In Farncombe the parish priest of St Edmund's says Mass for the local Catholic population in the Anglican Church of St John the Evangelist. The need for a Mass centre in the north of the parish was first discussed in November 1971, and after extensive consultation with the Anglican community a trial Mass was held at St John the Evangelist's on 11 March 1973. Its success was repeated when further trials took place in summer 1974, and the Bishop of Dorking Kenneth Evans formalised the arrangement in November that year.

Money from the weekly building fund started by Fr Denis Hawkins in 1964 was used both for St Joseph's Church in Milford and for the construction of a permanent church in Elstead, a village between Godalming and Farnham. Before World War II, a resident of Elstead named Colonel Fitzgerald petitioned Bishop of Southwark Peter Amigo to ask for Mass to be celebrated in the village. Canon Hyland of St Edmund's Church agreed to send a curate, and Fitzgerald himself fitted up the upper storey of a barn to create a temporary chapel. This was used until 1953, when a hall formerly owned by The Royal British Legion was converted into a chapel. This building was dilapidated even then, though, so in 1968 a prefabricated building was purchased and became the Church of Our Lady of the Assumption. It was also used as a hall. A shortage of priests in the 1980s meant the church could no longer be served, and the last Mass was said in 1985. The building stood until 1992, when it was demolished and replaced with a detached house.

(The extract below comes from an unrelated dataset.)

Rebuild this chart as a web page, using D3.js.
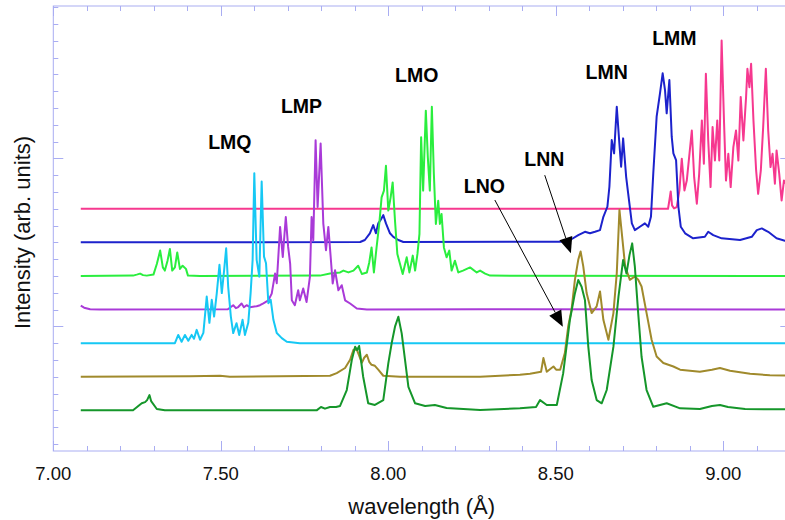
<!DOCTYPE html>
<html><head><meta charset="utf-8">
<script src="https://cdn.jsdelivr.net/npm/d3@7"></script>
<style>body{margin:0;background:#fff}svg{display:block}</style>
</head><body>
<svg id="chart" width="785" height="520"></svg>
<script>
// ---------- DATA ----------
// each spectrum: [wavelength (Å), intensity above its own baseline (arb. units)]
const specLMM = [[7.082,0],[8.835,0],[8.839,4.9],[8.843,10.3],[8.847,2],[8.853,0.2],[8.861,1],[8.869,10.9],[8.876,29.8],[8.884,10.9],[8.891,16.8],[8.899,32.7],[8.906,46.6],[8.913,18.8],[8.921,3],[8.928,20.8],[8.936,52.6],[8.942,26.8],[8.948,80.4],[8.955,40.7],[8.962,12.9],[8.968,48.6],[8.975,28.7],[8.982,52.6],[8.988,28.7],[8.995,100.2],[9.002,52.6],[9.008,16.8],[9.015,32.7],[9.022,12.9],[9.030,36.7],[9.038,46.6],[9.045,28.7],[9.052,66.6],[9.060,40.7],[9.068,66.6],[9.072,83.3],[9.078,72.4],[9.083,86.3],[9.090,52.6],[9.098,22.8],[9.104,8.9],[9.112,22.8],[9.119,48.6],[9.127,83.3],[9.134,46.6],[9.141,24.8],[9.147,32.7],[9.154,14.9],[9.159,34.7],[9.167,20.8],[9.174,4.9],[9.181,16.8],[9.199,10.9]];
const specLMN = [[7.082,0],[7.916,0.2],[7.930,1.4],[7.945,5.4],[7.955,10.3],[7.963,5.4],[7.970,11.3],[7.977,13.3],[7.985,16.2],[7.993,11.3],[8.005,5.4],[8.015,3.3],[8.030,1.4],[8.045,0.2],[8.513,0.4],[8.543,1.4],[8.567,4.3],[8.587,6.3],[8.602,5.4],[8.617,6.3],[8.632,7.3],[8.642,15.2],[8.654,21.2],[8.660,33.1],[8.667,60.9],[8.674,53],[8.682,80.7],[8.689,60.9],[8.695,45],[8.701,61.9],[8.710,39],[8.716,29.2],[8.727,11.3],[8.736,7.3],[8.751,9.3],[8.766,11.3],[8.776,9.3],[8.784,15.2],[8.791,41.1],[8.801,74.8],[8.811,88.7],[8.819,100.6],[8.826,90.6],[8.831,76.8],[8.839,96.6],[8.846,62.9],[8.851,53],[8.859,49],[8.866,21.2],[8.873,9.3],[8.886,5.4],[8.910,2.4],[8.945,3.3],[8.955,6.3],[8.970,4.3],[8.995,2.4],[9.050,1.4],[9.085,3.3],[9.100,7.3],[9.115,8.3],[9.134,6.3],[9.159,2.4],[9.184,1],[9.199,0.8]];
const specLMO = [[7.082,0],[7.238,0.2],[7.249,0.8],[7.259,1.4],[7.268,0.5],[7.279,0.2],[7.299,0.8],[7.309,7.1],[7.319,15.1],[7.327,5.1],[7.333,3.2],[7.341,9.1],[7.348,16.1],[7.355,3.2],[7.363,5.1],[7.370,14],[7.378,4.2],[7.386,6.1],[7.396,4.2],[7.402,0.2],[7.438,0],[7.796,0.2],[7.826,1.4],[7.856,2.1],[7.866,3.2],[7.881,2.1],[7.896,3.2],[7.910,6.1],[7.921,1.2],[7.936,2.1],[7.943,7.9],[7.950,17],[7.957,2.1],[7.965,17],[7.973,31],[7.980,46.8],[7.987,50.8],[7.993,65.6],[8.000,38.9],[8.007,46.8],[8.013,55.7],[8.020,32.9],[8.027,13.1],[8.035,7.1],[8.043,1.2],[8.055,11.1],[8.063,2.1],[8.073,12.1],[8.080,3.2],[8.087,13.1],[8.093,25],[8.098,82.5],[8.104,50.8],[8.112,98.4],[8.118,70.6],[8.124,50.8],[8.130,100.7],[8.136,60.7],[8.142,31],[8.149,44.8],[8.154,31],[8.159,36.9],[8.166,17],[8.174,11.1],[8.182,15.1],[8.189,3.2],[8.199,9.1],[8.209,2.1],[8.223,3.2],[8.244,5.1],[8.264,2.1],[8.274,3.2],[8.289,1.4],[8.304,0.2],[9.199,0]];
const specLMP = [[7.082,2.3],[7.092,1.1],[7.110,0.2],[7.139,0],[7.521,0.2],[7.537,2.6],[7.545,0.8],[7.552,1.5],[7.562,3.6],[7.569,1.4],[7.577,2.6],[7.587,1.4],[7.607,2],[7.617,2.6],[7.627,3.7],[7.642,5.5],[7.652,9.5],[7.662,21.4],[7.667,15.7],[7.677,49.2],[7.685,31.3],[7.694,55.1],[7.701,37.3],[7.707,27.4],[7.712,5.5],[7.721,2.6],[7.731,11.5],[7.736,5.5],[7.746,12.5],[7.756,4.5],[7.766,19.4],[7.771,55.1],[7.776,41.2],[7.783,100.8],[7.789,61.1],[7.798,98.8],[7.806,51.2],[7.814,35.3],[7.821,49.2],[7.828,31.3],[7.834,15.5],[7.841,23.4],[7.851,11.5],[7.861,14.5],[7.871,5.5],[7.886,3.6],[7.906,0.6],[7.936,0],[8.274,0.2],[9.199,0]];
const specLMQ = [[7.082,0],[7.363,0],[7.373,4.9],[7.383,0.8],[7.393,4.9],[7.403,1.4],[7.413,4.9],[7.420,2.6],[7.428,7.9],[7.438,2],[7.448,6.1],[7.458,27.7],[7.466,12.1],[7.473,25.8],[7.480,15.8],[7.488,29.8],[7.496,46.6],[7.503,29.8],[7.510,43.6],[7.516,56.5],[7.522,33.7],[7.530,15.8],[7.537,6],[7.547,11.9],[7.555,4.9],[7.565,13.9],[7.572,4.9],[7.582,12.1],[7.589,29.8],[7.595,49.6],[7.600,101.2],[7.607,49.6],[7.615,39.6],[7.622,96.2],[7.629,51.5],[7.635,47.6],[7.642,23.8],[7.649,25.8],[7.657,13.9],[7.667,6],[7.682,3],[7.697,0.8],[7.736,0],[9.199,0]];
const specLNO = [[7.082,0],[7.408,0.3],[7.498,0.6],[7.527,0],[7.826,0.6],[7.846,2.2],[7.871,5.2],[7.886,10.1],[7.896,16.1],[7.906,16.1],[7.913,12.5],[7.921,8.3],[7.928,11.3],[7.936,13.1],[7.943,8.9],[7.950,7.1],[7.960,6.5],[7.970,4.2],[7.985,0.6],[8.035,0],[8.274,0],[8.393,1.2],[8.423,1.8],[8.456,3],[8.463,11.1],[8.473,3],[8.493,6.1],[8.501,4.2],[8.513,4.2],[8.527,14.1],[8.537,29.9],[8.547,39.9],[8.557,57.7],[8.567,69.6],[8.574,74.6],[8.582,65.7],[8.592,49.8],[8.607,37.9],[8.622,41.9],[8.632,50.8],[8.642,33.9],[8.657,22],[8.672,37.9],[8.682,61.7],[8.690,99.4],[8.697,85.5],[8.707,65.7],[8.721,57.7],[8.736,59.7],[8.746,57.7],[8.756,53.7],[8.771,37.9],[8.786,22],[8.801,12.1],[8.821,8.2],[8.851,6.1],[8.871,4.2],[8.930,3],[8.966,4.2],[8.990,5.2],[9.020,3.6],[9.080,1.8],[9.139,0.9],[9.199,0.6]];
const specLNN = [[7.082,0],[7.238,0],[7.264,4.2],[7.274,4.9],[7.280,6.1],[7.287,9.1],[7.292,5.5],[7.309,0.8],[7.333,0],[7.786,0],[7.799,2],[7.811,1],[7.826,2],[7.844,2],[7.856,2.6],[7.876,12.1],[7.891,29.9],[7.901,37.9],[7.907,35.9],[7.913,38.3],[7.925,20],[7.940,4.2],[7.960,3.2],[7.985,6.1],[8.000,28],[8.010,39.9],[8.020,49.8],[8.030,55.7],[8.040,45.8],[8.050,29.9],[8.060,14],[8.080,4.2],[8.110,2.6],[8.139,3.2],[8.174,1.4],[8.274,0.2],[8.393,1.2],[8.441,2],[8.453,6.1],[8.473,3.2],[8.503,3.2],[8.522,22],[8.542,53.7],[8.557,69.6],[8.567,77.6],[8.577,73.6],[8.587,65.7],[8.597,37.9],[8.607,18],[8.622,6.1],[8.637,4.2],[8.652,12.1],[8.672,37.9],[8.687,67.6],[8.701,89.5],[8.711,81.5],[8.720,92.4],[8.728,99.4],[8.736,85.5],[8.746,57.7],[8.756,31.9],[8.771,12.1],[8.791,2.1],[8.831,4.2],[8.871,1.2],[8.930,0.8],[8.966,2.6],[8.990,3.2],[9.014,2],[9.065,0.8],[9.199,0.6]];

const seriesData    = [specLMM, specLMN, specLMO, specLMP, specLMQ, specLNO, specLNN];
const seriesOffsets = [170, 150, 130, 110, 90, 70, 50];
const seriesColors  = ["#f6388f", "#1c22cc", "#2aee3e", "#a93ad8", "#16c8f4", "#a08a2c", "#15962a"];

const peakLabels = ["LMQ", "LMP", "LMO", "LMN", "LMM", "LNN", "LNO"];
const peakLabelX = [7.527, 7.741, 8.085, 8.652, 8.854, 8.466, 8.287];
const peakLabelY = [205.4, 226.8, 245.7, 247.1, 267.6, 195.5, 179.2];

// arrows: start (x,y) -> tip (x,y)
const arrowFromX = [8.467, 8.318];
const arrowFromY = [190, 175.2];
const arrowToX   = [8.545, 8.521];
const arrowToY   = [143.5, 99.8];

const xDomain = [7.0, 9.2];
const yDomain = [25.8, 290.7];
const xMajorTicks = [7.0, 7.5, 8.0, 8.5, 9.0];

// ---------- DRAW ----------
const svg = d3.select("#chart");
const L = 53.3, R = 790.3, T = 6, B = 451;
const x = d3.scaleLinear().domain(xDomain).range([L, R]);
const y = d3.scaleLinear().domain(yDomain).range([B, T]);
const axisColor = "#a9adf2";
const font = "'Liberation Sans', Arial, Helvetica, sans-serif";

const xMinor = d3.range(70, 93).map(v => v / 10);
const yMinor = d3.range(30, 291, 10);
const isXMajor = v => xMajorTicks.some(m => Math.abs(m - v) < 1e-6);
const isYMajor = v => v % 100 === 0;

const axes = svg.append("g").attr("stroke", axisColor).attr("stroke-width", 1).attr("fill", "none");
axes.append("rect").attr("x", L).attr("y", T).attr("width", R - L).attr("height", B - T);
xMinor.forEach(v => {
  const len = isXMajor(v) ? 10 : 5;
  const px = Math.round(x(v)) + 0.5;
  axes.append("line").attr("x1", px).attr("x2", px).attr("y1", B).attr("y2", B - len);
  axes.append("line").attr("x1", px).attr("x2", px).attr("y1", T).attr("y2", T + len);
});
yMinor.forEach(v => {
  const len = isYMajor(v) ? 10 : 5;
  const py = Math.round(y(v)) + 0.5;
  axes.append("line").attr("x1", L).attr("x2", L + len).attr("y1", py).attr("y2", py);
  axes.append("line").attr("x1", R).attr("x2", R - len).attr("y1", py).attr("y2", py);
});

// tick labels
svg.append("g").selectAll("text").data(xMajorTicks).join("text")
  .attr("x", d => x(d)).attr("y", 480)
  .attr("text-anchor", "middle").attr("font-family", font).attr("font-size", 18.5).attr("fill", "#111")
  .text(d => d3.format(".2f")(d));

// axis titles
svg.append("text").attr("x", 421.7).attr("y", 514).attr("text-anchor", "middle")
  .attr("font-family", font).attr("font-size", 22).attr("fill", "#111").text("wavelength (Å)");
svg.append("text").attr("transform", "translate(30,232.5) rotate(-90)").attr("text-anchor", "middle")
  .attr("font-family", font).attr("font-size", 22).attr("fill", "#111").text("Intensity (arb. units)");

// spectra
const line = off => d3.line().x(d => x(d[0])).y(d => y(d[1] + off));
const g = svg.append("g");
seriesData.forEach((s, i) => {
  g.append("path").attr("d", line(seriesOffsets[i])(s))
    .attr("fill", "none").attr("stroke", seriesColors[i]).attr("stroke-width", 2)
    .attr("stroke-linejoin", "round");
});

// labels
svg.append("g").selectAll("text").data(peakLabels).join("text")
  .attr("x", (d, i) => x(peakLabelX[i])).attr("y", (d, i) => y(peakLabelY[i]))
  .attr("text-anchor", "middle").attr("font-family", font).attr("font-weight", "bold")
  .attr("font-size", 19.5).attr("fill", "#000").text(d => d);

// arrows
arrowFromX.forEach((_, i) => {
  const x1 = x(arrowFromX[i]), y1 = y(arrowFromY[i]), x2 = x(arrowToX[i]), y2 = y(arrowToY[i]);
  const ang = Math.atan2(y2 - y1, x2 - x1);
  const hl = 16, hw = 6.8;
  const bx = x2 - hl * Math.cos(ang), by = y2 - hl * Math.sin(ang);
  svg.append("line").attr("x1", x1).attr("y1", y1).attr("x2", bx).attr("y2", by)
    .attr("stroke", "#000").attr("stroke-width", 1);
  const p1 = [bx + hw * Math.sin(ang), by - hw * Math.cos(ang)];
  const p2 = [bx - hw * Math.sin(ang), by + hw * Math.cos(ang)];
  svg.append("path").attr("d", `M${x2},${y2}L${p1[0]},${p1[1]}L${p2[0]},${p2[1]}Z`).attr("fill", "#000");
});
</script>
</body></html>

In 2015, no Sunday Masses were held at St Edmund's Church: a Vigil Mass takes place at 6.00pm on Saturdays. There are three Masses of Holy Days of Obligation, one of which is in Polish. One Sunday Mass takes place at St Joseph's Church in Milford (10.15 am) and the Anglican church in Farncombe (8.45 am). Rev. Mirosław Slawicki, one of three Polish priests serving the Diocese of Arundel and Brighton, is based at St Joseph's Church. Two Sunday Masses are said in Polish there each week, and he also celebrates Mass at Horsham and Guildford. A diocesan review of the parish in 2006 stated that the average weekly Mass attendance across all three churches in the parish was 427. The seating capacity of St Edmund's Church was stated as 188, St Joseph's was given as 192 and St John the Evangelist's at Farncombe was 200. Average weekly attendance figures across all churches in the parish are known for 1910 (138 people; only St Edmund's Church existed then), the mid-1960s (900 across Godalming, Milford and Elstead churches) and 1999 (426 across Godalming, Milford and Farncombe).

St Edmund's Church is licensed for worship in accordance with the Places of Worship Registration Act 1855 and has the registration number 42119. It was registered for the solemnisation of marriages on 14 January 1908.